Paul Dietzel remembers him as "one of the slowest you'll ever see - he couldn't outrun our coaches," a small-town kid with "big, flat feet" and thick eyeglasses. Hardly what one would expect as a description of one of South Carolina's greatest wide receivers.
But Fred Zeigler was - along with quarterback Tommy Suggs and fullback Warren Muir - among the Gamecocks' primary weapons during their 1969 ACC championship season. No one made more big plays or more spectacular catches than the kid from Reevesville.
"Any ball that came near him he was going to catch," Dietzel, USC's coach, said of the senior split end. "He had glue hands, and he and Suggs knew each other so well; we would run the sprint-out, no pattern called, and they'd both read the defense. He was almost unstoppable."

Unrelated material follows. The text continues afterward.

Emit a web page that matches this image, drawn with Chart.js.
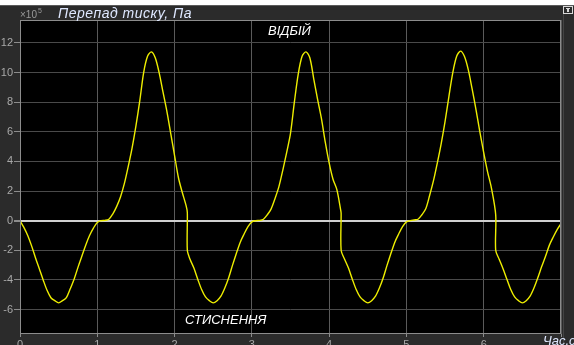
<!DOCTYPE html>
<html>
<head>
<meta charset="utf-8">
<script src="https://cdn.jsdelivr.net/npm/chart.js@4.4.1/dist/chart.umd.min.js"></script>
<style>
  html, body { margin: 0; padding: 0; background: #2b2b2b; }
  #wrap { position: relative; width: 574px; height: 345px; }
  canvas { display: block; }
</style>
</head>
<body>
<div id="wrap"><canvas id="c" width="574" height="345"></canvas></div>
<script>
// ---- data (time in s, pressure drop in ×10^5 Pa) ----
const timeS = [
  0, 0.05, 0.1, 0.15, 0.2, 0.25, 0.3, 0.35, 0.4, 0.45, 0.5, 0.55, 0.6, 0.65, 0.7, 0.75, 0.8, 0.85, 0.9, 0.95,
  1.0, 1.05, 1.1, 1.15, 1.2, 1.25, 1.3, 1.35, 1.4, 1.45, 1.5, 1.55, 1.6, 1.65, 1.7, 1.75, 1.8, 1.85, 1.9, 1.95,
  2.0, 2.05, 2.1, 2.15, 2.165, 2.165,
  2.2, 2.25, 2.3, 2.35, 2.4, 2.45, 2.5, 2.55, 2.6, 2.65, 2.7, 2.75, 2.8, 2.85, 2.9, 2.95,
  3.0, 3.05, 3.1, 3.15, 3.2, 3.25, 3.3, 3.35, 3.4, 3.45, 3.5, 3.55, 3.6, 3.65, 3.7, 3.75, 3.8, 3.85, 3.9, 3.95,
  4.0, 4.05, 4.1, 4.15, 4.155, 4.155,
  4.2, 4.25, 4.3, 4.35, 4.4, 4.45, 4.5, 4.55, 4.6, 4.65, 4.7, 4.75, 4.8, 4.85, 4.9, 4.95,
  5.0, 5.05, 5.1, 5.15, 5.2, 5.25, 5.3, 5.35, 5.4, 5.45, 5.5, 5.55, 5.6, 5.65, 5.7, 5.75, 5.8, 5.85, 5.9, 5.95,
  6.0, 6.05, 6.1, 6.155, 6.155,
  6.2, 6.25, 6.3, 6.35, 6.4, 6.45, 6.5, 6.55, 6.6, 6.65, 6.7, 6.75, 6.8, 6.85, 6.9, 6.95, 7.0
];
const pressure = [
  0, -0.45, -1.0, -1.7, -2.5, -3.25, -4.0, -4.7, -5.2, -5.4, -5.55, -5.4, -5.2, -4.6, -3.95, -3.15, -2.4, -1.65, -1.0, -0.5,
  -0.12, 0, 0.02, 0.1, 0.45, 0.95, 1.6, 2.5, 3.65, 4.9, 6.4, 8.1, 10.0, 11.1, 11.4, 11.0, 10.0, 8.7, 7.4, 5.9,
  4.4, 2.9, 1.9, 1.0, 0.55, -2.0,
  -2.6, -3.2, -3.95, -4.65, -5.15, -5.4, -5.55, -5.4, -5.1, -4.55, -3.85, -3.0, -2.2, -1.45, -0.9, -0.4,
  -0.08, 0, 0.02, 0.1, 0.4, 0.8, 1.5, 2.3, 3.4, 4.6, 5.9, 8.0, 9.9, 11.1, 11.4, 11.0, 9.6, 8.2, 6.9, 5.3,
  3.9, 2.8, 2.1, 0.7, 0.5, -2.0,
  -2.6, -3.2, -3.95, -4.65, -5.15, -5.4, -5.55, -5.4, -5.1, -4.55, -3.85, -3.0, -2.2, -1.45, -0.9, -0.4,
  -0.08, 0, 0.05, 0.1, 0.4, 0.8, 1.7, 2.7, 3.9, 5.2, 6.7, 8.4, 10.0, 11.1, 11.45, 11.1, 10.2, 8.9, 7.5, 6.0,
  4.6, 3.3, 2.2, 0.4, -2.0,
  -2.6, -3.25, -3.95, -4.65, -5.15, -5.4, -5.55, -5.4, -5.1, -4.55, -3.85, -3.1, -2.4, -1.65, -1.1, -0.6, -0.2
];
const xTicks = [0, 1, 2, 3, 4, 5, 6, 7];
const xTickLabels = ['0', '1', '2', '3', '4', '5', '6', ''];
const yTicks = [-6, -4, -2, 0, 2, 4, 6, 8, 10, 12];
const titleText = 'Перепад тиску, Па';
const scaleText = '×10';
const scaleExp = '5';
const xAxisText = 'Час,с';
const upperNote = 'ВІДБІЙ';
const lowerNote = 'СТИСНЕННЯ';

const points = timeS.map((t, i) => ({ x: t, y: pressure[i] }));

const framePlugin = {
  id: 'frame',
  beforeDraw(chart) {
    const { ctx, chartArea: a, width, height } = chart;
    ctx.save();
    ctx.fillStyle = '#2b2b2b';
    ctx.fillRect(0, 0, width, height);
    ctx.fillStyle = '#ffffff';
    ctx.fillRect(0, 0, width, 5);
    ctx.fillStyle = '#5a5a5a';
    ctx.fillRect(0, 5, width, 1);
    ctx.fillStyle = '#444444';
    ctx.fillRect(563, 6, 1, height - 6);
    ctx.fillStyle = '#000000';
    ctx.fillRect(a.left, a.top, a.right - a.left, a.bottom - a.top);
    ctx.restore();
  },
  afterDraw(chart) {
    const { ctx, chartArea: a } = chart;
    ctx.save();
    ctx.strokeStyle = '#8c8c8c';
    ctx.lineWidth = 1;
    ctx.strokeRect(a.left + 0.5, a.top + 0.5, a.right - a.left - 1, a.bottom - a.top - 1);
    // small toolbar icon
    ctx.strokeStyle = '#d8d8d8';
    ctx.strokeRect(563.5, 6.5, 9, 7);
    ctx.fillStyle = '#d8d8d8';
    ctx.fillRect(566, 8, 4, 1);
    ctx.fillRect(567, 9, 2, 3);
    // texts
    ctx.textBaseline = 'alphabetic';
    ctx.fillStyle = '#9a9a9a';
    ctx.font = '10px "Liberation Sans", Arial, sans-serif';
    ctx.fillText(scaleText, 20, 18);
    const w = ctx.measureText(scaleText).width;
    ctx.font = '7px "Liberation Sans", Arial, sans-serif';
    ctx.fillText(scaleExp, 20 + w + 1, 13);
    ctx.fillStyle = '#dfe8ff';
    ctx.font = 'italic 14px "Liberation Sans", Arial, sans-serif';
    if ('letterSpacing' in ctx) ctx.letterSpacing = '0.5px';
    ctx.fillText(titleText, 58, 18);
    if ('letterSpacing' in ctx) ctx.letterSpacing = '0px';
    ctx.fillStyle = '#ffffff';
    ctx.font = 'italic 13px "Liberation Sans", Arial, sans-serif';
    ctx.fillText(upperNote, 268, 35);
    ctx.fillText(lowerNote, 185, 324);
    ctx.fillStyle = '#dfe8ff';
    ctx.font = 'italic 13px "Liberation Sans", Arial, sans-serif';
    ctx.fillText(xAxisText, 543, 345);
    ctx.restore();
  }
};

new Chart(document.getElementById('c'), {
  type: 'line',
  data: {
    datasets: [{
      data: points,
      borderColor: '#eeee00',
      borderWidth: 1.4,
      pointRadius: 0,
      tension: 0.3,
      fill: false
    }]
  },
  options: {
    responsive: false,
    animation: false,
    events: [],
    layout: { padding: { left: 0, right: 13, top: 20, bottom: 0 } },
    plugins: { legend: { display: false }, tooltip: { enabled: false }, title: { display: false } },
    scales: {
      x: {
        type: 'linear',
        min: 0,
        max: 7,
        afterFit(s) { s.height = 11; },
        afterBuildTicks(s) { s.ticks = xTicks.map(v => ({ value: v })); },
        border: { display: false },
        grid: { color: '#5a5a5a', lineWidth: 1, drawTicks: true, tickLength: 3, tickColor: '#8c8c8c' },
        ticks: {
          padding: 1,
          color: '#a8a8a8',
          font: { size: 11, family: '"Liberation Sans", Arial, sans-serif' },
          maxRotation: 0,
          autoSkip: false,
          callback: (v) => xTickLabels[xTicks.indexOf(v)] ?? ''
        }
      },
      y: {
        min: -7.65,
        max: 13.55,
        afterFit(s) { s.width = 20; },
        afterBuildTicks(s) { s.ticks = yTicks.map(v => ({ value: v })); },
        border: { display: false },
        grid: {
          color: (c) => (c.tick && c.tick.value === 0) ? '#d0d0d0' : '#4a4a4a',
          lineWidth: (c) => (c.tick && c.tick.value === 0) ? 2 : 1,
          drawTicks: true,
          tickLength: 6,
          tickColor: '#8c8c8c'
        },
        ticks: {
          padding: 1,
          color: '#a8a8a8',
          font: { size: 11, family: '"Liberation Sans", Arial, sans-serif' },
          autoSkip: false,
          callback: (v) => String(v)
        }
      }
    }
  },
  plugins: [framePlugin]
});
</script>
</body>
</html>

"It's nice of him to say that; he must be getting old," Zeigler said dryly. "I was a first-down receiver, not a breakaway threat."
Zeigler ended his career in 1969 with a then-record (sixth all time now) 146 receptions for 1,876 yards. He caught 52 balls for 658 yards that season.
"I grew up in a sports town, and I was always the last one picked" for games, Zeigler said. "But a big part of sports is concentration, and I was able to do that under any circumstance. I didn't have a lot going for me, but I could do that."
The most obvious example clinched USC's 14-6 win over North Carolina in the season's second game. Leading 7-6, defensive back Bo Davies intercepted the Tar Heels' Johnny Swofford (now the ACC commissioner), and on third down from the UNC 26, Suggs threw to a double-covered Zeigler in the end zone.
Defender Rusty Culbreth deflected the pass, but Zeigler also tipped it and then pulled in the touchdown catch as he fell. A case of superb hand-eye coordination?
"I tipped it, fell on my back and it fell in my hands," Zeigler said, laughing. "I hit the deck and the ball followed me down. (It was) 90 percent luck, 10 percent concentration."
Zeigler, a lawyer, moved to New York City five years ago because "I like baseball and art-house movies, and I like to travel," he said. He's also found a "Gamecocks bar" - Van Deiman's on Third Avenue - where he watches his old team on Saturdays.
"We get a good crowd," he said. "It's fun, drinking beer and watching the Gamecocks."